Disadvantaged students in England could receive grants worth £3,000 a year to encourage them to remain in education after leaving school, according to proposals from a government-commissioned report backed by Theresa May.
The report into post-age 18 education and funding would, if accepted by a future government, see a shift in funding from universities to further education (FE) and vocational training. Universities would lose income for “low value” courses while their graduates would be making higher student loan repayments until the brink of their retirement.
At the launch of the report, May is to say: “My view is very clear: removing maintenance grants from the least well-off students has not worked, and I believe it is time to bring them back.”
May’s remarks are an admission that the decision by David Cameron to scrap student maintenance grants in 2015 was a mistake, with the then chancellor George Osborne calling the support for students from poor backgrounds “unaffordable”.
The report, headed by Philip Augar, was commissioned by May to look at high student debt and tuition fees following a pledge she gave to the Conservative party conference in 2017. But the report’s publication was delayed multiple times, overshadowed by the Brexit negotiations and technical issues.
Among the report’s proposals are:
• cutting undergraduate tuition fees to £7,500
• extending student loan repayments from 30 to 40 years
• a single, lifelong learning loan allowance for all adults
• maintenance loans for students taking sub-degree qualifications
• rebranding student loans as “student contributions”

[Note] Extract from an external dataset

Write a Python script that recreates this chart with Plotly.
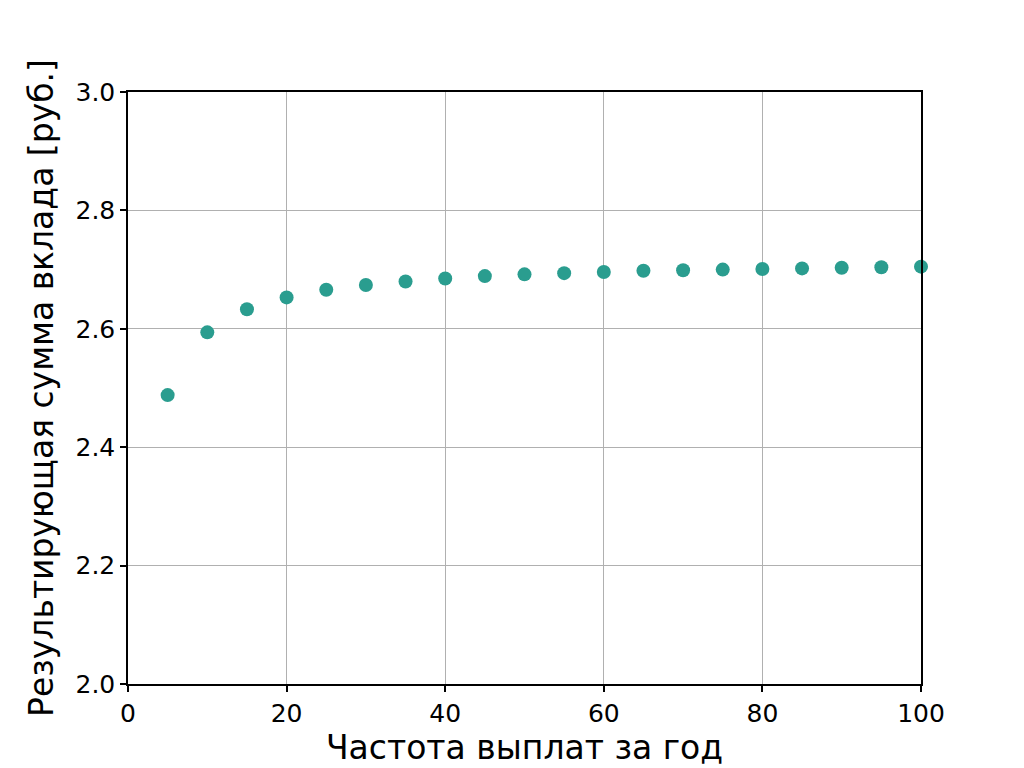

• funding boost for FE colleges and vocational training
Angela Rayner, Labour’s shadow education secretary, said: “The report alone does nothing to address the burning injustices facing our education system.
“With no formal government response, no extra funding and no guarantee that the recommendations will be implemented by her successor, the Augar review epitomises May’s legacy as prime minister and this shambolic Tory government; all talk, empty promises and very little action.”

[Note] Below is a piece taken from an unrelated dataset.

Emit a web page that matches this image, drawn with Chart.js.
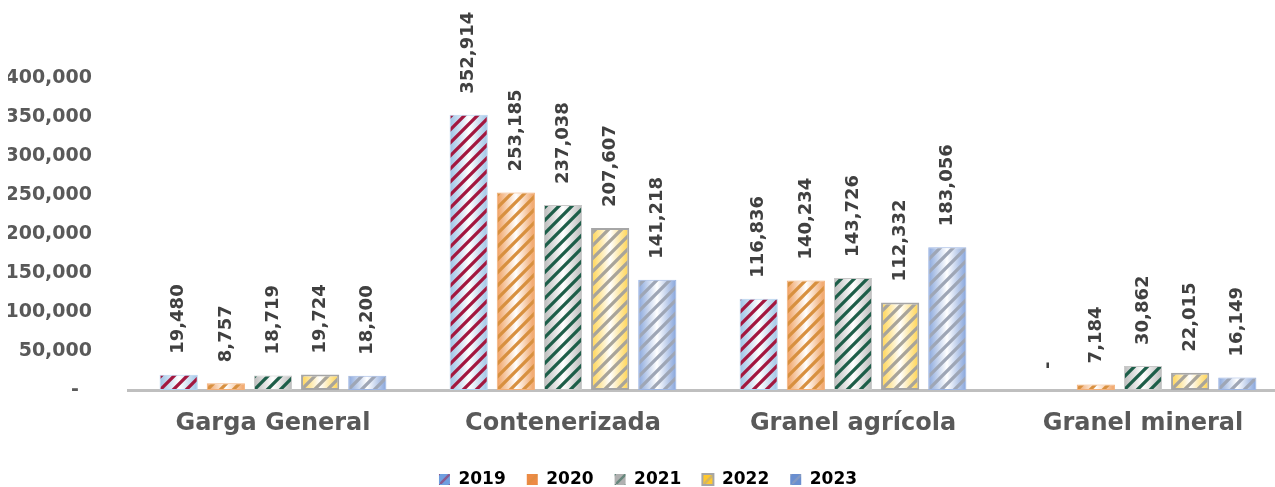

Shakira Martin, president of the National Union of Students (NUS), said: “This announcement is too little too late, given that Theresa May’s legacy in higher education will always be the deportation of thousands of our international student friends and colleagues.”
The report calls for greater government intervention in the funding and types of courses offered by universities, while its proposal for undergraduate tuition fees in England to be cut from £9,250 to £7,500 a year would likely mean reduced income for humanities and social science departments.

The panel declared that “some students are charged too much for their degrees and the substantial taxpayer subsidy could be better directed …. to courses which cost more to deliver and offer better value to students and taxpayers.”
The report also recommended that the government could impose number controls and a minimum entry threshold for degree courses with poor student retention and graduate employment records.
University leaders were quick to push back against the funding proposals, with some fearing that it would also affect universities in Scotland and Wales.
“On the face of it, the fee-level recommendations may look good for students, but unless the government gives a cast-iron guarantee on full replacement funding, it could prove to be a wolf in sheep’s clothing,” said Alistair Jarvis, chief executive of the Universities UK lobby group.
“Cutting fees without replacement funding would be a political choice which hurts students, limits opportunity, damages universities, decreases the number of highly-skilled employees that business needs, and reduces our international competitiveness at a time when modern Britain needs it most.”
While students would leave university with lower overall debt, the proposals would see graduates making higher total repayments for longer than under the current structure, with the student loan period being extended from 30 to 40 years and coupled with a lower starting threshold for repayments.
The extended repayment period would see most graduates paying off their student loans until they reached their 60s, rather than having the remainder of their student debt wiped in their early 50s as now.
There was surprise that the panel made few recommendations on changes to the high rates of interest charged on student loans.
Andrew McGettigan, an independent expert who specialises in the student finance system, said: “The government would do well to ignore this and lower interest rates to inflation only – it’s the key contributor to misunderstandings over the student loan system.”
But the big winners under the report would be the further education and vocational training sectors, which would see additional funding of around £3bn a year and a one-off £1bn capital funding boost for a national network of FE colleges.
Damian Hinds, the education secretary for England, said: “This report acknowledges fully the key truth that our further education colleges also play a vital role in performing these functions.
“Too often we have had in our country a bias towards higher education, but we need to recognise equally the opportunities in both.”
Describing further education as “the Cinderella sector,” Augar said: “Our work revealed that post-18 education in England is a story of both care and neglect, depending on whether students are amongst the 50% of young people who participate in higher education or the rest.
“The panel believes that this disparity simply has to be addressed. Doing so is a matter of fairness and equity and is likely to bring considerable social and economic benefits to individuals, employers and the country at large.”
Chris Husbands, the vice-chancellor of Sheffield Hallam University, welcomed the encouragement for part-time and flexible study but said he feared that much of it would not survive the current political instability.
“My big worry is that this report is going to get cherry-picked by politicians and we will end up with something that doesn’t work,” Husbands said.